The book contained 70 shows among the most significant in the history of fashion. And we re-drew every single set design by ourselves. We didn’t have any plans or drawings to reference. We would count by head how many guests were seated in the first row and how many steps the model walked, and we would map it out in our bedroom to figure out the count in meters.
DR: The idea was to understand how the space felt.
LG: It was Dan’s idea to interview people who actually work behind the scenes. He said, “Why not talk to production managers, set designers, choreographers, musicians, even technical directors?” The amount of professionals who work behind the scenes is immense. Realizing that was a moment of revelation for us.

GN: Do you think fashion will ever go back to embracing raw, unpolished set designs, or do you think we will keep moving forward with bigger, more polished sets?
LG: Nowadays, we have the technical capacity, resources, materials, information—everything—to be able to do crazy fashion shows at a massive scale. But sometimes the bravery for raw creativity lacks. In the past, it was more genuine. The backstage was crazy and a bit insane. Everything was wild, but the creativity was strong.

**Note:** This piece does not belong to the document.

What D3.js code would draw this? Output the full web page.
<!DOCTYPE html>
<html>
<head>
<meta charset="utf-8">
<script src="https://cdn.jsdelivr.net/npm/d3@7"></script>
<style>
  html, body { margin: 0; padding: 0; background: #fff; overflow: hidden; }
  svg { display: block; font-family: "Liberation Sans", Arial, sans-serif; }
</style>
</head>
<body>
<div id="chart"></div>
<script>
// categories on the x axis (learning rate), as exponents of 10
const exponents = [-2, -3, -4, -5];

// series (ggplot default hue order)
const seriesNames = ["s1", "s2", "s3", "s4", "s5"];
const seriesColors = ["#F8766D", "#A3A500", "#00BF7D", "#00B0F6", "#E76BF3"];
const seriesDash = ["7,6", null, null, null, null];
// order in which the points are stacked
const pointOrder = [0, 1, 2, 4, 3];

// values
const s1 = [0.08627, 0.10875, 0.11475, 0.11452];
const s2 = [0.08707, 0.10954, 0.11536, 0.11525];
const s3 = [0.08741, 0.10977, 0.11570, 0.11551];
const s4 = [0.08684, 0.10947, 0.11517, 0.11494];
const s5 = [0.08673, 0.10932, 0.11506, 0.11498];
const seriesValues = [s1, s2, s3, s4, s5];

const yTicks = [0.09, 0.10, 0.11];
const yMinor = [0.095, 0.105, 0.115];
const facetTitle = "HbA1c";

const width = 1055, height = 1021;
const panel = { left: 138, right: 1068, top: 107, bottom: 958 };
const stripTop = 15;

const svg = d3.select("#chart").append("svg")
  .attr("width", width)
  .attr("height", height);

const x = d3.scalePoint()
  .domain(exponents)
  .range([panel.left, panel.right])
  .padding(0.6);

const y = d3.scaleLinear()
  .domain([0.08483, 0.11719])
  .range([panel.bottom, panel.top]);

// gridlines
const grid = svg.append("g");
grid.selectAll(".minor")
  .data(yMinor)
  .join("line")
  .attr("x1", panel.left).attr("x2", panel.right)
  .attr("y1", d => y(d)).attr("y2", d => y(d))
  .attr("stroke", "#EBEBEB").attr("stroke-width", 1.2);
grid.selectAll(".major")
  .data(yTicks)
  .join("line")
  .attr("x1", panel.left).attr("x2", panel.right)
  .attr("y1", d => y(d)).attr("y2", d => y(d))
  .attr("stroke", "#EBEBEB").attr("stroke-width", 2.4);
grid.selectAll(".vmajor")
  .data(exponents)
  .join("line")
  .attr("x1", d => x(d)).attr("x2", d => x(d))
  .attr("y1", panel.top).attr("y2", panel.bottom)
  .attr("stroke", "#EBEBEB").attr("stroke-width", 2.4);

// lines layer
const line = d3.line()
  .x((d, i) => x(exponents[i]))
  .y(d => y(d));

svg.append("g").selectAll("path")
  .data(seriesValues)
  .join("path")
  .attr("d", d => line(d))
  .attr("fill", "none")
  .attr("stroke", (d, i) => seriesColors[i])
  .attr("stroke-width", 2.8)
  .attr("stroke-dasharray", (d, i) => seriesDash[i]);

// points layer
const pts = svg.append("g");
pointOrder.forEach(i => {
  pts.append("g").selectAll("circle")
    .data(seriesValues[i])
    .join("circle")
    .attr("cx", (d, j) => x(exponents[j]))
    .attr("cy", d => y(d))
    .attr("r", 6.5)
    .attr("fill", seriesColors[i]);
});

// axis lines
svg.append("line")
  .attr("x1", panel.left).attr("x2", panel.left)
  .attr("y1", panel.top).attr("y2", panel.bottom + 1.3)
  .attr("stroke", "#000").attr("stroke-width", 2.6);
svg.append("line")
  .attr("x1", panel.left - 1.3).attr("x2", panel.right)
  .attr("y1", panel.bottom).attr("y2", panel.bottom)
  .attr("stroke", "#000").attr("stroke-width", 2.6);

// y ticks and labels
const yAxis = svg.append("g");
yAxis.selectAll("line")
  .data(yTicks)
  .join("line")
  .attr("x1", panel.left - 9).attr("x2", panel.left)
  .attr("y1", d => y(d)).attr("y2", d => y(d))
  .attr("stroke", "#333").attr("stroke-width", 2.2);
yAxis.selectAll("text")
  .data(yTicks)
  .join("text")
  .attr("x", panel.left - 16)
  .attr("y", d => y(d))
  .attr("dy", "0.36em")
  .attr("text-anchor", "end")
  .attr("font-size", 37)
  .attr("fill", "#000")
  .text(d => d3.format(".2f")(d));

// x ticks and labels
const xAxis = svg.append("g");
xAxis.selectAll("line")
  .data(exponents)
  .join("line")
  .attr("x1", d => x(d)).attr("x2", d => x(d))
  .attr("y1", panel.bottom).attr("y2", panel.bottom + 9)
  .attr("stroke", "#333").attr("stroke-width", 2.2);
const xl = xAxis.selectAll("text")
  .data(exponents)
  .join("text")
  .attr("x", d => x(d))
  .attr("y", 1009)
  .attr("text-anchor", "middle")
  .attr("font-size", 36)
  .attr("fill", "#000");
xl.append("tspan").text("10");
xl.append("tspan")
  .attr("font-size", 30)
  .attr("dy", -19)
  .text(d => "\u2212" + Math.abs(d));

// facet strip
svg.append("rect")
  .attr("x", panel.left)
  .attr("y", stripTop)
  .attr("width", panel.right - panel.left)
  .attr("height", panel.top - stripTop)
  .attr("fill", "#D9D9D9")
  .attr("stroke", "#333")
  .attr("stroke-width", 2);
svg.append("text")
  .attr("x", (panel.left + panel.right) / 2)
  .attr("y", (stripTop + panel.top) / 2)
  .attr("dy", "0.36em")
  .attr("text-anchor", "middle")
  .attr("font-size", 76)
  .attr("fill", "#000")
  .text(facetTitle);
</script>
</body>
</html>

I don’t mind using the resources that we have today, but think that we can be a bit stronger creatively, and more challenging, too—because fashion is not only about safe and positive concepts.
DR: Look at movies from the 90s, for example, or from independent movie makers. Their rawness may come from a lack of budget, but that rawness is often balanced by the creative burst. It [the rawness] was partially because of a trend and partially because of resources.
It is a complex question that swings between a brand’s image, financial position, and public perception. We live in a world where being polished is the safe expression of the moment. Trends change, and visual languages as well, so we’ll see!